Nelle arti marziali cinesi ci sono decine e decine di stili esterni (Waiji, basati principalmente sull’aspetto fisico del combattimento e sulla deviazione degli attacchi) ma pochissimi sono quelli conosciuti come interni (Neiji, dove prevale l’allenamento spirituale ed energetico con lo spostamento del corpo dalla traiettoria dell’attacco) e di questi soltanto tre hanno assunto ampia notorietà internazionale: il Hsing I Chuan (Xingyiquan), Tai Chi Chuan (Taijiquan) ed il Pa Kua Chang (Baguazhang).

Il nome di quest’ultimo stile significa “palmo degli otto trigrammi” e la sua filosofia deriva direttamente dai testi classici cinesi.
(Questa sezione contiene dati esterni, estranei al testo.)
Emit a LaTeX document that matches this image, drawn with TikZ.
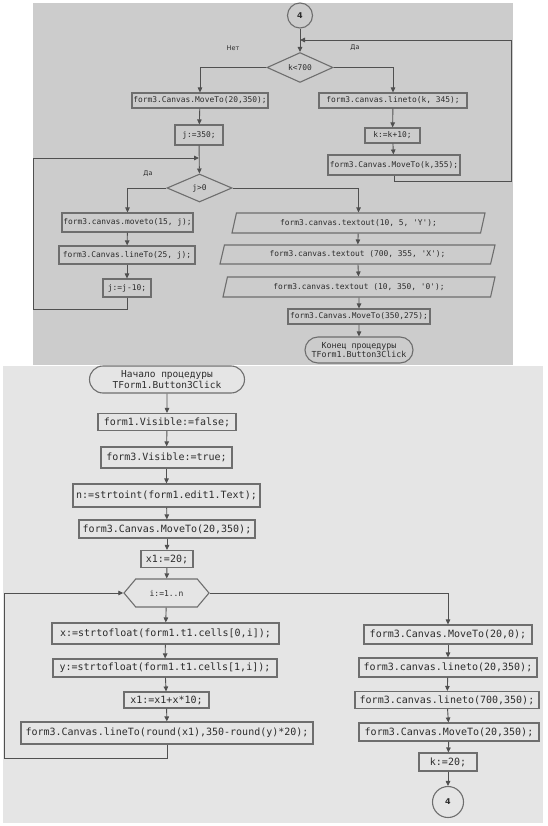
\documentclass[tikz,border=0pt]{standalone}
\usepackage{fontspec}
\usetikzlibrary{shapes.geometric,shapes.misc,shapes.symbols,arrows.meta}
\newfontfamily\mono{DejaVu Sans Mono}
\newfontfamily\lbl{DejaVu Sans}
\definecolor{topbg}{HTML}{CCCCCC}
\definecolor{botbg}{HTML}{E5E5E5}
\definecolor{linec}{HTML}{505050}
\definecolor{boxc}{HTML}{6E6E6E}
\definecolor{txtc}{HTML}{2C2C2C}
\tikzset{
  base/.style={draw=boxc, line width=1.1pt, inner sep=0pt, text=txtc},
  tproc/.style={base, rectangle, fill=topbg, font=\mono\fontsize{7.9}{9}\selectfont},
  bproc/.style={base, rectangle, fill=botbg, font=\mono\fontsize{10}{12}\selectfont},
  tio/.style={base, trapezium, trapezium left angle=58, trapezium right angle=122,
     trapezium stretches body=true, fill=topbg, font=\mono\fontsize{7.9}{9}\selectfont},
  tdec/.style={base, diamond, fill=topbg, font=\mono\fontsize{7.9}{9}\selectfont},
  term/.style={base, rounded rectangle, align=center},
  conn/.style={base, circle, font=\lbl\bfseries\fontsize{8}{9}\selectfont},
  lab/.style={text=txtc, font=\lbl\fontsize{6.5}{7}\selectfont, inner sep=0pt},
  flow/.style={draw=linec, line width=0.9pt, -{Triangle[length=5pt,width=4.5pt]}}
}
\begin{document}
\begin{tikzpicture}[x=1pt,y=-1pt]
\useasboundingbox (0,0) rectangle (547,826);
\fill[topbg] (33,3) rectangle (513,365);
\fill[botbg] (3,366) rectangle (543,823);

% ---------- top panel ----------
\node[conn, fill=topbg, minimum size=25pt] (c4top) at (300,15.5) {4};
\coordinate (jn1) at (300,40);
\node[tdec, minimum width=66pt, minimum height=25pt] (d1) at (300,67.5) {k<700};
\node[lab] (lno) at (233,48) {Нет};
\node[lab] (lyes) at (355,48) {Да};
\node[tproc, minimum width=136pt, minimum height=15pt] (b1) at (200,100.5) {form3.Canvas.MoveTo(20,350);};
\node[tproc, minimum width=148pt, minimum height=15pt] (b2) at (393,100.5) {form3.canvas.lineto(k, 345);};
\node[tproc, minimum width=48pt, minimum height=20pt] (b3) at (199,135) {j:=350;};
\node[tproc, minimum width=55pt, minimum height=15pt] (b4) at (392.5,135.5) {k:=k+10;};
\node[tproc, minimum width=132pt, minimum height=20pt] (b5) at (394,165) {form3.Canvas.MoveTo(k,355);};
\coordinate (jn2) at (199,158);
\coordinate (rloop) at (511,181);
\node[tdec, minimum width=65pt, minimum height=28pt] (d2) at (199.5,188) {j>0};
\node[lab] (lyes2) at (148,174) {Да};
\node[tproc, minimum width=131pt, minimum height=19pt] (b6) at (127.5,222.5) {form3.canvas.moveto(15, j);};
\node[tproc, minimum width=136pt, minimum height=18pt] (b7) at (127,255) {form3.Canvas.lineTo(25, j);};
\node[tproc, minimum width=48pt, minimum height=18pt] (b8) at (127,288) {j:=j-10;};
\coordinate (lloop) at (33.5,309);
\node[tio, minimum width=253pt, minimum height=20pt] (p1) at (358.5,223) {form3.canvas.textout(10, 5, \textquotesingle Y\textquotesingle);};
\node[tio, minimum width=275pt, minimum height=19pt] (p2) at (357.5,254.5) {form3.canvas.textout (700, 355, \textquotesingle X\textquotesingle);};
\node[tio, minimum width=272pt, minimum height=20pt] (p3) at (359,287) {form3.canvas.textout (10, 350, \textquotesingle 0\textquotesingle);};
\node[tproc, minimum width=142pt, minimum height=15pt] (b9) at (359,316.5) {form3.Canvas.MoveTo(350,275);};
\node[term, fill=topbg, minimum width=108pt, minimum height=26pt, font=\mono\fontsize{8.3}{9.8}\selectfont] (t1) at (359,350) {Конец процедуры\\TForm1.Button3Click};

\draw[flow] (c4top) -- (d1);
\draw[flow] (b5.south) |- (rloop) |- (jn1);
\draw[flow] (d1.west) -| (b1.north);
\draw[flow] (d1.east) -| (b2.north);
\draw[flow] (b1) -- (b3);
\draw[flow] (b3) -- (d2);
\draw[flow] (b2) -- (b4);
\draw[flow] (b4) -- (b5);
\draw[flow] (b8.south) |- (lloop) |- (jn2);
\draw[flow] (d2.west) -| (b6.north);
\draw[flow] (b6) -- (b7);
\draw[flow] (b7) -- (b8);
\draw[flow] (d2.east) -| (p1.north);
\draw[flow] (p1) -- (p2);
\draw[flow] (p2) -- (p3);
\draw[flow] (p3) -- (b9);
\draw[flow] (b9) -- (t1);

% ---------- bottom panel ----------
\node[term, fill=botbg, minimum width=155pt, minimum height=27pt, font=\mono\fontsize{9.5}{11}\selectfont] (s1) at (167,379.5) {Начало процедуры\\TForm1.Button3Click};
\node[bproc, minimum width=138pt, minimum height=17pt] (q1) at (167,422) {form1.Visible:=false;};
\node[bproc, minimum width=131pt, minimum height=21pt] (q2) at (166.5,457.5) {form3.Visible:=true;};
\node[bproc, minimum width=187pt, minimum height=23pt] (q3) at (166.5,495.5) {n:=strtoint(form1.edit1.Text);};
\node[bproc, minimum width=176pt, minimum height=18pt] (q4) at (167,529) {form3.Canvas.MoveTo(20,350);};
\node[bproc, minimum width=52pt, minimum height=17pt] (q5) at (167,559) {x1:=20;};
\node[base, signal, signal to=west and east, signal pointer angle=100, fill=botbg,
      minimum width=85pt, minimum height=28pt, font=\mono\fontsize{8}{9}\selectfont] (h1) at (166.5,593) {i:=1..n};
\node[bproc, minimum width=227pt, minimum height=21pt] (q6) at (165.5,633.5) {x:=strtofloat(form1.t1.cells[0,i]);};
\node[bproc, minimum width=224pt, minimum height=18pt] (q7) at (165,668) {y:=strtofloat(form1.t1.cells[1,i]);};
\node[bproc, minimum width=85pt, minimum height=16pt] (q8) at (166.5,700) {x1:=x1+x*10;};
\node[bproc, minimum width=292pt, minimum height=22pt] (q9) at (167,733) {form3.Canvas.lineTo(round(x1),350-round(y)*20);};
\coordinate (bloop) at (4.5,758);
\node[bproc, minimum width=168pt, minimum height=19pt] (w1) at (448,634.5) {form3.Canvas.MoveTo(20,0);};
\node[bproc, minimum width=178pt, minimum height=19pt] (w2) at (448,667.5) {form3.canvas.lineto(20,350);};
\node[bproc, minimum width=184pt, minimum height=17pt] (w3) at (447,700) {form3.canvas.lineto(700,350);};
\node[bproc, minimum width=180pt, minimum height=18pt] (w4) at (449,732) {form3.Canvas.MoveTo(20,350);};
\node[bproc, minimum width=58pt, minimum height=18pt] (w5) at (448,762) {k:=20;};
\node[conn, fill=botbg, minimum size=31pt] (c4b) at (448,802) {4};

\draw[flow] (s1) -- (q1);
\draw[flow] (q1) -- (q2);
\draw[flow] (q2) -- (q3);
\draw[flow] (q3) -- (q4);
\draw[flow] (q4) -- (q5);
\draw[flow] (q5) -- (h1);
\draw[flow] (h1) -- (q6);
\draw[flow] (q6) -- (q7);
\draw[flow] (q7) -- (q8);
\draw[flow] (q8) -- (q9);
\draw[flow] (q9.south) |- (bloop) |- (h1.west);
\draw[flow] (h1.east) -| (w1.north);
\draw[flow] (w1) -- (w2);
\draw[flow] (w2) -- (w3);
\draw[flow] (w3) -- (w4);
\draw[flow] (w4) -- (w5);
\draw[flow] (w5) -- (c4b);
\end{tikzpicture}
\end{document}
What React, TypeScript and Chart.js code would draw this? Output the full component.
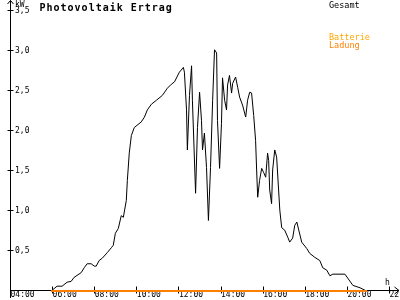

Nel Tao Te Ching (Daodejing) scritto fondamentale del taoismo, compilato, secondo la tradizione, nel quinto secolo a.C. dal famoso Lao Tse (Laoze), si può leggere: Il Tao generò l’Uno, l’Uno generò il Due, il Due generò il Tre, il Tre generò le diecimila creature.

Proviamo a spiegare questo passo: l’universo, dopo essersi coagulato, si suddivise in due princìpi (Yin e Yang) e, ogni cosa che esiste, vive fra questi due estremi come terzo punto intermedio.

Quindi, se noi consideriamo che ognuno di questi tre elementi possa essere sia Yin che Yang, otteniamo otto diverse combinazioni (due elevato alla terza potenza) che sono rappresentabili con tre linee orizzontali dove ognuna può essere continua (Yang) o spezzata (Yin) e se lo facciamo disponendoli in modo circolare (dove tutto fluisce con semplicità e ritorna ciclicamente) otteniamo il diagramma chiamato appunto Pa Kua (vedi l’immagine).

Probabilmente molti di voi conoscono il famoso I Ching (Yijing, il Libro dei Mutamenti) utilizzato soprattutto come strumento divinatorio e la cui origine si perde nella preistoria cinese (anch’esso entra a pieno titolo nel novero dei testi fondamentali del taoismo): il suo sistema si basa su sessantaquattro casi archetipali (anche con diversi sotto-casi) simboleggiati con esagrammi, dove ognuno di questi deriva dalla sovrapposizione di due degli otto trigrammi di cui abbiamo appena parlato (otto volte otto uguale sessantaquattro).

Come in ambito geografico vi sono quattro punti cardinali e quattro direzioni intermedie (per esempio la rosa dei venti o il famoso Feng Shui, l’arte geomantica cinese) così nelle arti marziali (anche in Giappone) sono considerate otto direzioni, sia per gli spostamenti che per la difesa e l’attacco.

Provate ora ad immaginare due contendenti che si studiano muovendosi in cerchio e che usano le otto direzioni per portare otto tecniche fondamentali in sessantaquattro combinazioni, se aggiungete una guardia molto laterale, con il braccio avanzato quasi completamente disteso verso l’avversario e la mano opposta che protegge in fianco, l’uso di colpire con il palmo piuttosto che con le nocche, le molte leve e l’assenza fondamentale di calci, avrete l’immagine del praticante classico di Pa Kua Chang.

La sua origine si perde fra molte e diverse leggende, una delle quali attribuita persino al famoso Bodhidharma (fondatore invece dello stile esterno Shaolin Quan) anche se non si capisce come un monaco indiano, patriarca di una corrente del buddhismo, abbia potuto concepire un’arte marziale basata sui concetti taoisti, tipicamente e profondamente cinesi.

Storicamente, a rendere noto questo stile, fu Dong Haichuan (nato a Zhujiawu, nel nord della Cina, ma trasferitosi a Pechino) negli anni ’60 del diciannovesimo secolo; oggi vi sono più di dieci fiumi che provengono da questa sorgente ed alcuni di questi sono presenti in altre città italiane, ma nella nostra regione vi sono pochi riferimenti, per i quali consiglierei, a chi dovesse essere interessato a questo stile tradizionale cinese, una ricerca in rete.